Short task:
Leaving out every picture, copy the lines of the data exactly, from the first through the line containing "0.0855, 0.0822, 0.0776]".

---

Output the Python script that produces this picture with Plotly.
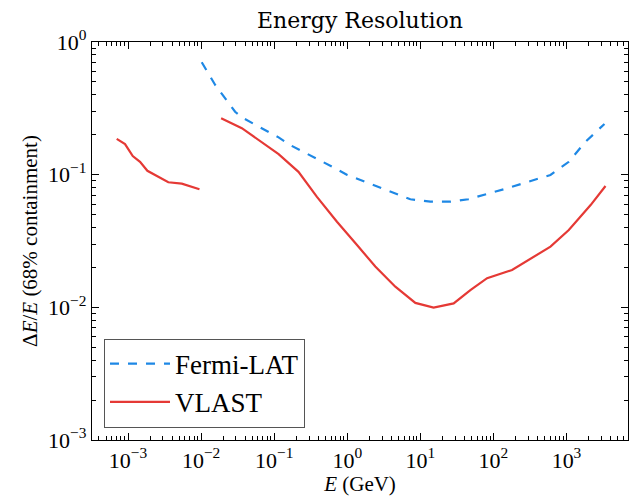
import plotly.graph_objects as go

# Fermi-LAT energy resolution
fermi_E = [0.0102, 0.0156, 0.0292, 0.038, 0.115, 0.166, 0.617, 1.0, 7.3, 13.7, 25.6, 45.5, 138, 604, 1076, 1820, 3310]
fermi_R = [0.703, 0.474, 0.298, 0.266, 0.191, 0.167, 0.115, 0.0995, 0.0653, 0.0626, 0.0626, 0.0653, 0.0776, 0.0995, 0.125, 0.177, 0.241]

# VLAST low-energy segment
vlast_low_E = [7.0e-4, 9.1e-4, 1.16e-3, 1.46e-3, 1.84e-3, 2.34e-3, 3.56e-3, 5.44e-3, 7.07e-3, 9.5e-3]
vlast_low_R = [0.186, 0.170, 0.138, 0.125, 0.107, 0.0995, 0.0877, 0.0855, 0.0822, 0.0776]

# VLAST high-energy segment
vlast_high_E = [0.0188, 0.0361, 0.115, 0.215, 0.385, 0.723, 1.36, 2.42, 4.55, 8.55, 15.2, 28.6, 48.4, 82, 180, 604, 1076, 2140, 3420]
vlast_high_R = [0.266, 0.224, 0.143, 0.105, 0.068, 0.0442, 0.0295, 0.0203, 0.0143, 0.0108, 0.00995, 0.0107, 0.0135, 0.0166, 0.0191, 0.0287, 0.0383, 0.059, 0.0822]

x_tickvals = [1e-3, 1e-2, 1e-1, 1, 10, 100, 1000]
x_ticktext = ["10<sup>−3</sup>", "10<sup>−2</sup>", "10<sup>−1</sup>", "10<sup>0</sup>", "10<sup>1</sup>", "10<sup>2</sup>", "10<sup>3</sup>"]
y_tickvals = [1e-3, 1e-2, 1e-1, 1]
y_ticktext = ["10<sup>−3</sup>", "10<sup>−2</sup>", "10<sup>−1</sup>", "10<sup>0</sup>"]

FONT = "Liberation Serif"
XR = [-3.493, 3.842]
YR = [-3, 0]

fig = go.Figure()
fig.add_trace(go.Scatter(x=fermi_E, y=fermi_R, mode="lines", name="Fermi-LAT",
                         line=dict(color="#1E88E5", width=2.2, dash="dash")))
fig.add_trace(go.Scatter(x=vlast_low_E + [None] + vlast_high_E,
                         y=vlast_low_R + [None] + vlast_high_R,
                         mode="lines", name="VLAST", connectgaps=False,
                         line=dict(color="#E53935", width=2.2)))

major = dict(type="log", showline=True, linecolor="black", linewidth=1.2,
             mirror="allticks", ticks="inside", ticklen=7, tickwidth=1.3,
             tickcolor="black", showgrid=False, zeroline=False,
             tickfont=dict(family=FONT, size=22, color="black"))
minor_ticks = dict(dtick="D1", ticks="inside", ticklen=4, tickwidth=1,
                   tickcolor="black", showgrid=False)

fig.update_layout(
    xaxis=dict(range=XR, tickmode="array", tickvals=x_tickvals, ticktext=x_ticktext,
               minor=minor_ticks,
               title=dict(text="<i>E</i> (GeV)", font=dict(family=FONT, size=21, color="black"), standoff=2),
               **major),
    yaxis=dict(range=YR, tickmode="array", tickvals=y_tickvals, ticktext=y_ticktext,
               minor=minor_ticks,
               title=dict(text="Δ<i>E</i>/<i>E</i> (68% containment)", font=dict(family=FONT, size=21, color="black"), standoff=4),
               **major),
)

fig.update_layout(
    width=638, height=498,
    margin=dict(l=92, r=10, t=42, b=58),
    paper_bgcolor="white", plot_bgcolor="white",
    title=dict(text="Energy Resolution", x=0.5, xanchor="center", xref="paper",
               y=0.96, yanchor="middle", font=dict(family="DejaVu Serif", size=22, color="black")),
    legend=dict(x=0.0224, y=0.031, xanchor="left", yanchor="bottom",
                bgcolor="white", bordercolor="#555555", borderwidth=1,
                font=dict(family=FONT, size=27, color="black"),
                itemwidth=60, tracegroupgap=0),
    showlegend=True,
)

fig.write_html("out.html")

---

Exercise result:
Output the Python script that produces this picture with Plotly.
import plotly.graph_objects as go

# Fermi-LAT energy resolution
fermi_E = [0.0102, 0.0156, 0.0292, 0.038, 0.115, 0.166, 0.617, 1.0, 7.3, 13.7, 25.6, 45.5, 138, 604, 1076, 1820, 3310]
fermi_R = [0.703, 0.474, 0.298, 0.266, 0.191, 0.167, 0.115, 0.0995, 0.0653, 0.0626, 0.0626, 0.0653, 0.0776, 0.0995, 0.125, 0.177, 0.241]

# VLAST low-energy segment
vlast_low_E = [7.0e-4, 9.1e-4, 1.16e-3, 1.46e-3, 1.84e-3, 2.34e-3, 3.56e-3, 5.44e-3, 7.07e-3, 9.5e-3]
vlast_low_R = [0.186, 0.170, 0.138, 0.125, 0.107, 0.0995, 0.0877, 0.0855, 0.0822, 0.0776]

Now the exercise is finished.